Under the Sea

Beta News reports that 3 undersea cables carrying a huge amount of Internet traffic for the Middle East and South Asia were cut within 40 minutes of each other, resulting in large outages in several countries. The outage underscores the immense strategic value of fiber optic cables in the information age. It incidentally highlights the degree to which the economic system of the world is dependent on a hegemon simply for existence. First, to the news:

Internet and voice traffic to much of the Middle East and south Asia has been disrupted by the loss overnight of three major cables spanning the Mediterranean.

According to a notice from France Telecom, the three provisioning cables linking Sicily to Egypt were lost within about 40 minutes of one another Friday morning (local time). A France Telecom-owned maintenance ship will be dispatched to inspect the site within a few hours. Until then, it's not known what might have caused the cuts. ... the hardest-hit countries so far are Maldives (100% out of service), India (82% out of service), Qatar (73%), Djibouti (71%), and United Arab Emirates (68%). Anecdotal reports also suggest that Egypt's widely affected as well.

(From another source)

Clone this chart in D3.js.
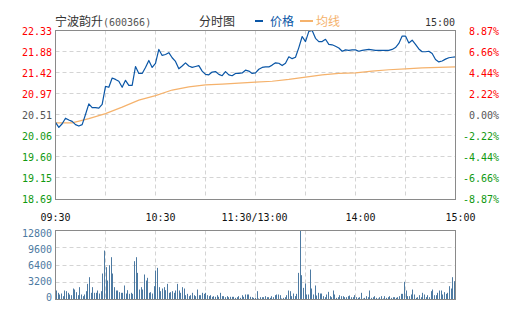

RIPE notes the pivotal role that the undersea cable network plays in the global system and the particularly vulnerability of Middle Eastern and South Asian cables to disruption. Nearly a year ago today three cables were cut in almost the same place.

On the morning of 30 January 2008, two submarine cables in the Mediterranean Sea were damaged near Alexandria, Egypt. The media reported significant disruptions of Internet and phone traffic in the Middle East and South Asia. About two days later, a third cable was cut, this time in the Persian Gulf, 56 kilometers off the coast of Dubai. In the days that followed more news on other cable outages came in. ...

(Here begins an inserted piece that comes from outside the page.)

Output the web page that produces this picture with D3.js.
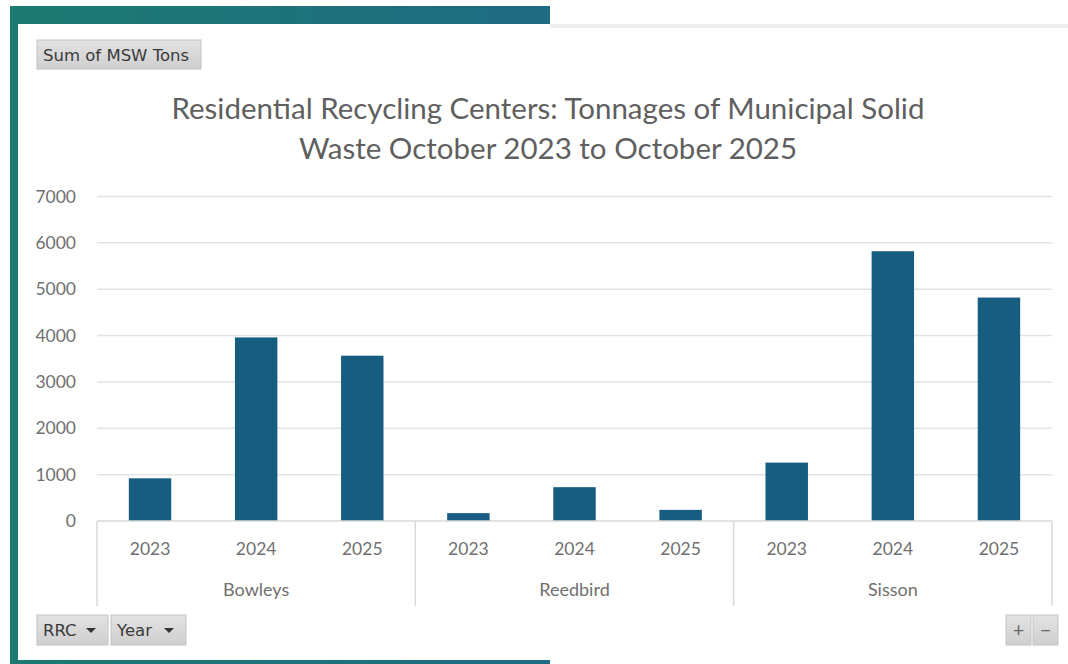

But before anyone digs out his tinfoil hate, RIPE noted that cable faults are not uncommon. Some 50 outages were reported in the Atlantic alone in 2007. However, the Middle and South Asia traffic runs through a relatively small group of cables, a sort of information choke point. A map of cables running through the Med is provided at the link.

The world map of cable routes shows that Europe, North America and East Asia are well connected; numerous cables connect the continents and countries. However, Africa, the Middle East and South Asia have far fewer cable systems. Looking at the available bandwidth or capacity in these cables, the differences become even more apparent. Faults in cables connecting these regions therefore have a higher impact than comparable faults in trans-Atlantic cables.

The Financial Times says experts warn the outages may last up to two weeks. "Telecommunications industry experts warned that the potential impact could be significant and noted that a similar incident in late January which affected two of the same cables took almost two weeks to fix and caused severe disruption to business and individual users." This will be extremely inconvenient and costly for businesses in the affected areas.

“The potential impact of an outage of this size cannot be underestimated – it is like severing a major artery,” said Mr Wright. “In a global economy with financial centres based around the world, and an increasing use of outsourced call centres and IT departments, it is essential that companies are confident in their communications networks.”

The man in the street might ask why fiber optic cables between South Asia and Europe are run under the Mediterranean at all instead of being laid above ground over the Middle East and North Africa. One answer, apart from the cost, is security. The cables are safer underwater. That is to say, proof from most bandits or terrorists and subject to long-term disruption only by the dominant naval power. The dominant naval power can prevent or allow cable repair ships to service a set of cables; permanently disrupt the bulk of information traffic flowing between many points over the globe but the thinking was that it wouldn't. In some perverse way even al-Qaeda operatives and the LeT are cursing the undersea cable companies for not managing things better because they too are dependent upon the systems protected by the hegemon to attack the hegemon.

The conventional wisdom was that the United States, as the world's system administrator, had a vested self-interest in supporting the financial, security and information systems upon which everyone -- even nations hostile to it -- relied. However, the recent upheavals in the financial system raise the intriguing possibility that actors driven by greed or ideology, may be tempted to subvert the operating system for their own gain. The comparable strategy in the computer world is achieved via the use of malicious rootkits. Instead of attacking the operating system from the outside, where its defenses are strongest, rootkits attack the system from the inside, exploiting trust.

Any application program is controlled by the kernel, and any system access (such as writing to/reading from the disk) is performed by the kernel. The application will call a kernel syscall, and the kernel will do the work and deliver the result back to the application. From a users viewpoint, these syscalls are the lowest level of system functions, and provide access to filesystems, network connections, and other goodies. By modifying kernel syscalls, kernel rootkits can hide files, directories, processes, or network connections without modifying any system binaries. Obviously, checksums to confirm the integrity of a system are useless in this situation.

While in the long run the subversion of the operating system will be bad for everyone, in the short run it may provide spectacular advantages to those who don't plan on hanging around forever. As those who trusted Bernard Madoff now realize, nothing can be more damaging than an "inside job". Things look perfectly normal all the way until the end. Thank God that while the financial components of the operating system look a little dicey, we can rely on the integrity of the world's security and information systems to keep civilization going. Can't we?